What to produce
Reproduce the data exactly and drop any pictures it holds.

Collected material
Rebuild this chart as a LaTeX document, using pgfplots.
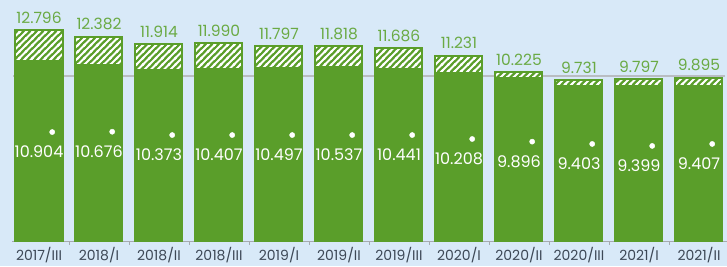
\documentclass[border=0pt]{standalone}
\usepackage{pgfplots}
\pgfplotsset{compat=1.18}
\usepackage{pgfplotstable}
\usepackage{fontspec}
\setmainfont{Poppins}
\usetikzlibrary{patterns}
\definecolor{bg}{HTML}{D8E9F8}
\definecolor{bargreen}{HTML}{5A9E2A}
\definecolor{labgreen}{HTML}{6AAA44}
\definecolor{gridgray}{HTML}{B9BDC2}
\definecolor{txt}{HTML}{3D4856}
\pgfdeclarepatternformonly{stripes}{\pgfpoint{-1pt}{-1pt}}{\pgfpoint{7.5pt}{7.5pt}}{\pgfpoint{6.5pt}{6.5pt}}{%
  \pgfsetlinewidth{2pt}%
  \pgfpathmoveto{\pgfpoint{-1pt}{-1pt}}%
  \pgfpathlineto{\pgfpoint{7.5pt}{7.5pt}}%
  \pgfpathmoveto{\pgfpoint{-1pt}{5.5pt}}%
  \pgfpathlineto{\pgfpoint{1pt}{7.5pt}}%
  \pgfpathmoveto{\pgfpoint{5.5pt}{-1pt}}%
  \pgfpathlineto{\pgfpoint{7.5pt}{1pt}}%
  \pgfusepath{stroke}}

\pgfplotstableread{
x solid total dot
0 10.904 12.796 6.60
1 10.676 12.382 6.62
2 10.373 11.914 6.42
3 10.407 11.990 6.42
4 10.497 11.797 6.42
5 10.537 11.818 6.42
6 10.441 11.686 6.42
7 10.208 11.231 6.18
8 9.896 10.225 6.02
9 9.403 9.731 5.88
10 9.399 9.797 5.76
11 9.407 9.895 5.88
}\data

\begin{document}
\begin{tikzpicture}
\fill[bg] (-12pt,-25pt) rectangle (715pt,241pt);
\begin{axis}[
  at={(0pt,0pt)}, anchor=south west,
  scale only axis, width=715pt, height=241pt,
  xmin=-0.45, xmax=11.467, ymin=0, ymax=14.6,
  axis x line=bottom, axis y line=none,
  x axis line style={-, draw=gridgray!90!black, line width=0.8pt},
  xtick={0,...,11},
  xticklabels={2017/III,2018/I,2018/II,2018/III,2019/I,2019/II,2019/III,2020/I,2020/II,2020/III,2021/I,2021/II},
  major tick length=0pt,
  minor xtick={0.5,1.5,...,10.5},
  minor tick length=4pt,
  tick align=outside,
  minor tick style={draw=gridgray!90!black, line width=0.8pt},
  xticklabel style={font=\fontsize{14}{14}\selectfont, text=txt, yshift=-3pt},
  clip=false,
]
\addplot[gridgray, line width=2pt] coordinates {(-0.43,10) (11.43,10)};
\addplot[ybar, bar width=47pt, bar shift=0pt, fill=bargreen, draw=bargreen, line width=2pt]
  table[x=x,y=total]{\data};
\addplot[ybar, bar width=47pt, bar shift=0pt, pattern=stripes, pattern color=white, draw=bargreen, line width=2pt]
  table[x=x,y=total]{\data};
\addplot[ybar, bar width=47pt, bar shift=0pt, fill=bargreen, draw=bargreen, line width=2pt]
  table[x=x,y=solid]{\data};
\addplot[only marks, mark=*, mark size=2.6pt, mark options={draw=white, fill=white}]
  table[x expr=\thisrow{x}+0.22, y=dot]{\data};
\addplot[draw=none, mark=none, nodes near coords, point meta=explicit symbolic,
  every node near coord/.style={text=white, font=\fontsize{16}{16}\selectfont, anchor=center, yshift=-20pt}]
  table[x=x, y=dot, meta=solid]{\data};
\addplot[draw=none, mark=none, nodes near coords, point meta=explicit symbolic,
  every node near coord/.style={text=labgreen, font=\fontsize{15.5}{15.5}\selectfont, anchor=south, yshift=3pt}]
  table[x=x, y=total, meta=total]{\data};
\end{axis}
\pgfresetboundingbox
\useasboundingbox (-12pt,-25pt) rectangle (715pt,241pt);
\end{tikzpicture}
\end{document}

Answer in full
Rebuild this chart as a LaTeX document, using pgfplots.
\documentclass[border=0pt]{standalone}
\usepackage{pgfplots}
\pgfplotsset{compat=1.18}
\usepackage{pgfplotstable}
\usepackage{fontspec}
\setmainfont{Poppins}
\usetikzlibrary{patterns}
\definecolor{bg}{HTML}{D8E9F8}
\definecolor{bargreen}{HTML}{5A9E2A}
\definecolor{labgreen}{HTML}{6AAA44}
\definecolor{gridgray}{HTML}{B9BDC2}
\definecolor{txt}{HTML}{3D4856}
\pgfdeclarepatternformonly{stripes}{\pgfpoint{-1pt}{-1pt}}{\pgfpoint{7.5pt}{7.5pt}}{\pgfpoint{6.5pt}{6.5pt}}{%
  \pgfsetlinewidth{2pt}%
  \pgfpathmoveto{\pgfpoint{-1pt}{-1pt}}%
  \pgfpathlineto{\pgfpoint{7.5pt}{7.5pt}}%
  \pgfpathmoveto{\pgfpoint{-1pt}{5.5pt}}%
  \pgfpathlineto{\pgfpoint{1pt}{7.5pt}}%
  \pgfpathmoveto{\pgfpoint{5.5pt}{-1pt}}%
  \pgfpathlineto{\pgfpoint{7.5pt}{1pt}}%
  \pgfusepath{stroke}}

\pgfplotstableread{
x solid total dot
0 10.904 12.796 6.60
1 10.676 12.382 6.62
2 10.373 11.914 6.42
3 10.407 11.990 6.42
4 10.497 11.797 6.42
5 10.537 11.818 6.42
6 10.441 11.686 6.42
7 10.208 11.231 6.18
8 9.896 10.225 6.02
9 9.403 9.731 5.88
10 9.399 9.797 5.76
11 9.407 9.895 5.88
}\data

\begin{document}
\begin{tikzpicture}
\fill[bg] (-12pt,-25pt) rectangle (715pt,241pt);
\begin{axis}[
  at={(0pt,0pt)}, anchor=south west,
  scale only axis, width=715pt, height=241pt,
  xmin=-0.45, xmax=11.467, ymin=0, ymax=14.6,
  axis x line=bottom, axis y line=none,
  x axis line style={-, draw=gridgray!90!black, line width=0.8pt},
  xtick={0,...,11},
  xticklabels={2017/III,2018/I,2018/II,2018/III,2019/I,2019/II,2019/III,2020/I,2020/II,2020/III,2021/I,2021/II},
  major tick length=0pt,
  minor xtick={0.5,1.5,...,10.5},
  minor tick length=4pt,
  tick align=outside,
  minor tick style={draw=gridgray!90!black, line width=0.8pt},
  xticklabel style={font=\fontsize{14}{14}\selectfont, text=txt, yshift=-3pt},
  clip=false,
]
\addplot[gridgray, line width=2pt] coordinates {(-0.43,10) (11.43,10)};
\addplot[ybar, bar width=47pt, bar shift=0pt, fill=bargreen, draw=bargreen, line width=2pt]
  table[x=x,y=total]{\data};
\addplot[ybar, bar width=47pt, bar shift=0pt, pattern=stripes, pattern color=white, draw=bargreen, line width=2pt]
  table[x=x,y=total]{\data};
\addplot[ybar, bar width=47pt, bar shift=0pt, fill=bargreen, draw=bargreen, line width=2pt]
  table[x=x,y=solid]{\data};
\addplot[only marks, mark=*, mark size=2.6pt, mark options={draw=white, fill=white}]
  table[x expr=\thisrow{x}+0.22, y=dot]{\data};
\addplot[draw=none, mark=none, nodes near coords, point meta=explicit symbolic,
  every node near coord/.style={text=white, font=\fontsize{16}{16}\selectfont, anchor=center, yshift=-20pt}]
  table[x=x, y=dot, meta=solid]{\data};
\addplot[draw=none, mark=none, nodes near coords, point meta=explicit symbolic,
  every node near coord/.style={text=labgreen, font=\fontsize{15.5}{15.5}\selectfont, anchor=south, yshift=3pt}]
  table[x=x, y=total, meta=total]{\data};
\end{axis}
\pgfresetboundingbox
\useasboundingbox (-12pt,-25pt) rectangle (715pt,241pt);
\end{tikzpicture}
\end{document}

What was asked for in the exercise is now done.